OSFI Modernizes Regulations, Balancing Stability with Economic Growth

OSFI Modernizes Regulations, Balancing Stability with Economic Growth

Canada’s financial regulator unveils proposed capital adequacy changes, streamlines guidance, and addresses climate risk, aiming to boost lending and reduce burdens on financial institutions.

2 days ago

OSFI Modernizes Regulations, Balancing Stability with Economic Growth

TORONTO, ON – November 20, 2025

The Office of the Superintendent of Financial Institutions (OSFI) is undertaking a significant overhaul of its regulatory framework, announcing proposed changes to capital adequacy requirements, a continued push to streamline guidance, and a refined approach to climate risk management. These initiatives signal a broader effort to balance financial stability with fostering economic growth and reducing the regulatory burden on Canadian financial institutions.

Capital Adequacy and Lending Capacity

OSFI recently launched a 90-day public consultation on draft Capital Adequacy Requirements (CAR) for credit risk. The proposed changes aim to better align capital requirements with the true risks faced by financial institutions, potentially freeing up lending capacity and encouraging investment. The agency is considering reducing risk weights for certain residential real estate exposures and small to medium-sized business loans – a move welcomed by industry analysts.

“The goal isn't simply deregulation,” explained one banking source. “It’s about smart regulation. If capital isn't allocated efficiently, it stifles economic activity. These changes acknowledge that.”

The move comes after OSFI previously deferred increases to Basel III standardized capital floor levels, a response to international competitive pressures and concerns about the pace of adoption in other jurisdictions. The agency appears to be increasingly attuned to the need for a pragmatic approach to regulation, balancing prudential concerns with the realities of a competitive global market.

Industry experts anticipate that these changes could lead to lower borrowing costs for businesses and increased access to credit, particularly for SMEs. However, some analysts caution that any reduction in capital requirements must be carefully calibrated to avoid compromising the stability of the financial system. The consultation process will be crucial in ensuring that the final rules strike the right balance.

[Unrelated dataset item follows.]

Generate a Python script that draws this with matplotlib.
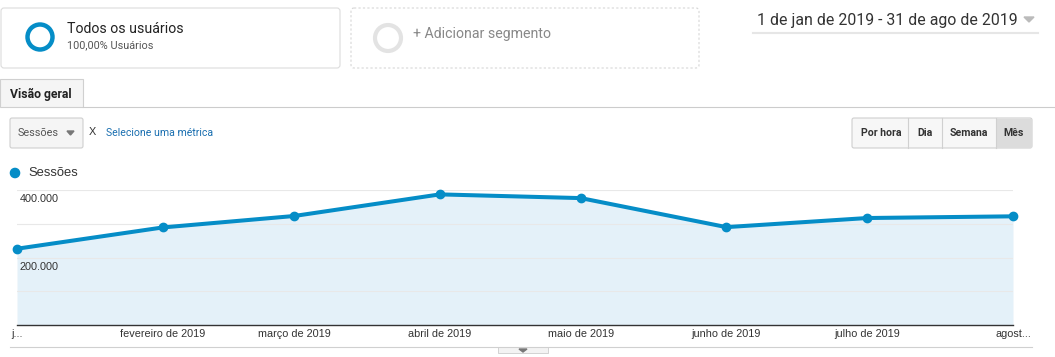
import datetime as dt
import matplotlib
matplotlib.use("Agg")
import matplotlib.pyplot as plt
from matplotlib.patches import Circle, FancyBboxPatch, Rectangle, Polygon

# -------------------------------
# Dados
# -------------------------------
meses = [dt.date(2019, m, 1) for m in range(1, 9)]
rotulos = ["j...", "fevereiro de 2019", "março de 2019", "abril de 2019",
           "maio de 2019", "junho de 2019", "julho de 2019", "agost..."]
sessoes = [226000, 289000, 323000, 387000, 376000, 290000, 317000, 322000]
y_ticks = [200000, 400000]
y_rotulos = ["200.000", "400.000"]

AZUL = "#058dc7"
W, H = 1055, 357

plt.rcParams['font.family'] = ['Liberation Sans', 'DejaVu Sans']

fig = plt.figure(figsize=(W / 100, H / 100), dpi=100)

# fundo em coordenadas de pixel (y para baixo)
bg = fig.add_axes([0, 0, 1, 1])
bg.set_xlim(0, W)
bg.set_ylim(H, 0)
bg.axis("off")

# --- Segmentos ---
bg.add_patch(FancyBboxPatch((1, 8), 339, 60, boxstyle="round,pad=0,rounding_size=3",
                            fc="white", ec="#dcdcdc", lw=0.8))
bg.add_patch(Circle((40, 37), 12.5, fill=False, ec=AZUL, lw=3.2))
bg.text(67, 29, "Todos os usuários", fontsize=10.2, color="#222222",
        family=["Roboto", "DejaVu Sans"], va="center")
bg.text(67, 45, "100,00% Usuários", fontsize=7.8, color="#555555",
        family=["Roboto", "DejaVu Sans"], va="center")

bg.add_patch(FancyBboxPatch((351, 8), 348, 60, boxstyle="round,pad=0,rounding_size=3",
                            fc="white", ec="#d6d6d6", lw=0.8, ls=(0, (2, 2))))
bg.add_patch(Circle((388, 38), 13, fill=False, ec="#e3e3e3", lw=3))
bg.text(413, 34, "+ Adicionar segmento", fontsize=10.2, color="#888888",
        family=["Roboto", "DejaVu Sans"], va="center")

# --- Período ---
bg.text(757, 20, "1 de jan de 2019 - 31 de ago de 2019", fontsize=11.4, color="#333333",
        family=["Roboto", "DejaVu Sans"], va="center")
bg.add_patch(Polygon([[1024, 17], [1034, 17], [1029, 22]], color="#bbbbbb"))
bg.plot([753, 1038], [33, 33], color="#e6e6e6", lw=1.5)

# --- Aba ---
bg.add_patch(Rectangle((0, 79), 83, 28, fc="#f5f5f5", ec="#d0d0d0", lw=0.8))
bg.plot([83, W], [107, 107], color="#cccccc", lw=0.8)
bg.text(10, 94, "Visão geral", fontsize=8.8, fontweight="bold", color="#222222",
        family=["Roboto", "DejaVu Sans"], va="center")

# --- Seletor de métrica ---
bg.add_patch(FancyBboxPatch((10, 118), 73, 30, boxstyle="round,pad=0,rounding_size=2",
                            fc="#f5f5f5", ec="#cfcfcf", lw=0.8))
bg.text(18, 133, "Sessões", fontsize=7.8, color="#555555",
        family=["Roboto", "DejaVu Sans"], va="center")
bg.add_patch(Polygon([[67, 131], [74, 131], [70.5, 135]], color="#777777"))
bg.text(89, 132, "X", fontsize=7.8, color="#333333", va="center")
bg.text(106, 133, "Selecione uma métrica", fontsize=7.6, color="#1a6fb0",
        family=["Roboto", "DejaVu Sans"], va="center")

# --- Botões de período ---
bg.add_patch(FancyBboxPatch((852, 118), 180, 30, boxstyle="round,pad=0,rounding_size=2",
                            fc="#f7f7f7", ec="#cfcfcf", lw=0.8))
bg.add_patch(Rectangle((996, 118.5), 35.5, 29, fc="#dcdcdc", ec="none"))
for xd in [908, 942, 996]:
    bg.plot([xd, xd], [118, 148], color="#d0d0d0", lw=0.8)
for txt, xc in [("Por hora", 881), ("Dia", 925), ("Semana", 969), ("Mês", 1014)]:
    bg.text(xc, 133, txt, fontsize=7.6, fontweight="bold", color="#333333",
            family=["Roboto", "DejaVu Sans"], ha="center", va="center")

# --- Legenda ---
bg.add_patch(Circle((15, 173), 4.6, color=AZUL))
bg.text(28, 173, "Sessões", fontsize=9.4, color="#333333", va="center")

# --- Rodapé ---
bg.plot([10, 1032], [347, 347], color="#d0d0d0", lw=0.8)
bg.add_patch(Rectangle((498, 347), 50, 6, fc="#f3f3f3", ec="#cccccc", lw=0.6))
bg.add_patch(Polygon([[519, 349], [527, 349], [523, 352]], color="#777777"))

# -------------------------------
# Gráfico
# -------------------------------
x0, x1, ytop, ybot = 17, 1013, 190, 325
ax = fig.add_axes([x0 / W, 1 - ybot / H, (x1 - x0) / W, (ybot - ytop) / H])
ax.set_facecolor("none")

ax.fill_between(meses, sessoes, 0, color="#e4f1f9", lw=0)
for v in [100000, 200000, 300000, 400000]:
    ax.axhline(v, color="#e8e8e8", lw=0.8, zorder=1)
ax.plot(meses, sessoes, color=AZUL, lw=2.9, marker="o", markersize=6,
        clip_on=False, zorder=3)

ax.set_xlim(meses[0], meses[-1])
ax.set_ylim(0, 400000)
ax.set_yticks([])
ax.set_xticks(meses)
ax.set_xticklabels(rotulos, fontsize=7.8, color="#333333")
ax.tick_params(axis="x", length=0, pad=3)
for s in ["top", "left", "right"]:
    ax.spines[s].set_visible(False)
ax.spines["bottom"].set_color("#333333")
ax.spines["bottom"].set_linewidth(1)

for v, r in zip(y_ticks, y_rotulos):
    ax.annotate(r, xy=(0, v), xycoords=("axes fraction", "data"),
                xytext=(2, -3), textcoords="offset points",
                ha="left", va="top", fontsize=7.8, color="#333333")

fig.savefig("out.png", dpi=100)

Streamlining Regulations and Reducing Burden

Beyond the proposed CAR changes, OSFI is continuing its initiative to streamline its regulatory guidance. The agency has already rescinded 52 documents – totaling over 600 pages – and plans to remove an additional 32 by the end of the year. This ongoing effort reflects a broader commitment to reducing the regulatory burden on financial institutions and improving the efficiency of the regulatory process.

“We’ve heard from industry stakeholders that the sheer volume of guidance can be overwhelming,” said a source within OSFI. “We're actively working to simplify the regulatory landscape and ensure that our guidance is clear, concise, and relevant.”

The agency is prioritizing the removal of outdated, redundant, or overly prescriptive guidelines. For example, recent changes have eliminated mandatory peer reviews for insurers, a move expected to save the industry significant time and resources. This commitment to simplification is viewed favorably by industry observers, who believe it will foster innovation and reduce compliance costs.

Addressing Climate-Related Financial Risks

As climate change continues to pose a growing threat to the global economy, OSFI is also taking steps to address climate-related financial risks. The agency has begun collecting data from Canada’s six systemically important banks and four internationally active insurance groups, providing valuable insights into the potential financial impacts of climate change.

OSFI is now focusing its climate risk reporting requirements on material exposures and high-emitting sectors. This targeted approach reflects a recognition that not all climate-related risks are created equal and that resources should be focused on the areas where the potential financial impacts are greatest. The agency is committed to aligning its approach with international standards, such as those developed by the Task Force on Climate-related Financial Disclosures (TCFD).

However, challenges remain. Integrating climate risk into traditional risk management frameworks requires significant investment in data, analytics, and expertise. Furthermore, the long-term nature of climate change poses unique challenges for risk modeling and forecasting.

“This is an evolving area,” noted one industry observer. “Financial institutions are still grappling with how to accurately assess and manage climate-related financial risks. OSFI’s leadership is crucial in providing guidance and setting expectations.”

The agency is also refining its approach to ensure that the requirements are clear and concise. This commitment to clarity is essential to enable financial institutions to effectively manage climate-related risks and support the transition to a low-carbon economy.